Additionally, he said, the joint force is working to harmonize its Human Rights Compliance Framework with those of its European partners. “Progress is being made, yes, slowly […] in improving [the force’s] activities,” he said, calling for additional resources and more streamlining of international support. Other major operational challenges relate to questions of long-term financing. While significant support has been pledged by international partners, the actual rate of fulfilment has been slow. In that regard, he called for the establishment of a United Nations support office to provide the joint force with logistical, operational, practical and strategic support, to be funded by both voluntary and assessed contributions from Member States.

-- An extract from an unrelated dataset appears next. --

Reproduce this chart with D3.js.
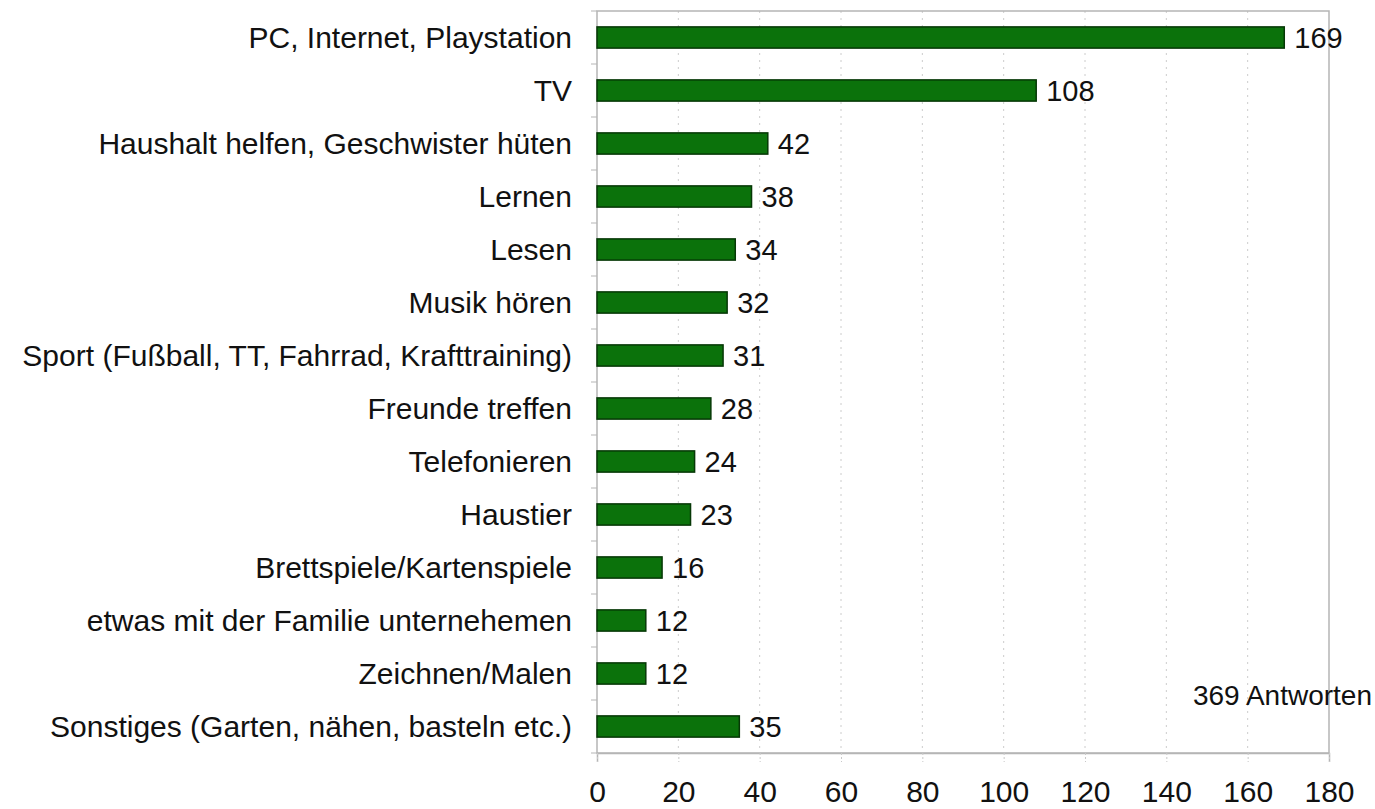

Mohamed Fathi Ahmed Edrees (Egypt), briefing the Council in his capacity as Chair of the Peacebuilding Commission, recalled that the latter met in April to discuss peace and development trends in the Sahel region. It called for greater coordination among security, development and humanitarian actors, aimed at ensuring effective programming and resource mobilization, including through the development and use of a shared information-management system. He pointed out that the Commission has been supporting peacebuilding efforts in Burkina Faso — at the request and under the leadership of the Government — mobilizing over $400 million from Commission members to support the country’s peacebuilding priorities in 2020 alone.

Encouraging the United Nations and its partners to build on that approach in other Sahel countries, he went on to support the call — made during a summit in N’Djamena, Chad, on 16 February — for a “civilian surge” that would complement military efforts and increase development, humanitarian and good governance initiatives across the region. He also called for additional measures to empower women and youth to undertake leadership roles in peacebuilding and strengthen their role in governance structures, as well as for more structural investment in response to environmental degradation and climate change. In addition, he voiced support for the leadership of regional actors and organizations in confronting and countering terrorists and other organized criminal groups in the Sahel region.

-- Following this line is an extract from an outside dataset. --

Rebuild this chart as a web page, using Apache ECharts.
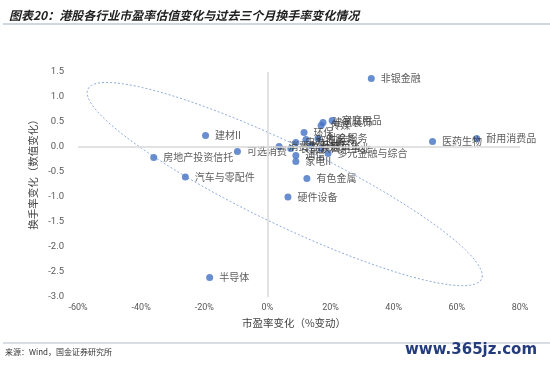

As Council members took the floor, many expressed strong support for the work of the G5 Sahel joint force and condemned the spiking terrorist attacks across the region. While many highlighted the support their countries have provided, they diverged on the question of using United Nations assessed contributions to fund the joint force, with some describing bilateral support as a more appropriate channel. Still others called upon the countries leading the force to accelerate their implementation of human rights standards and due diligence policies, which they said are even more crucial amid the rapidly escalating violence.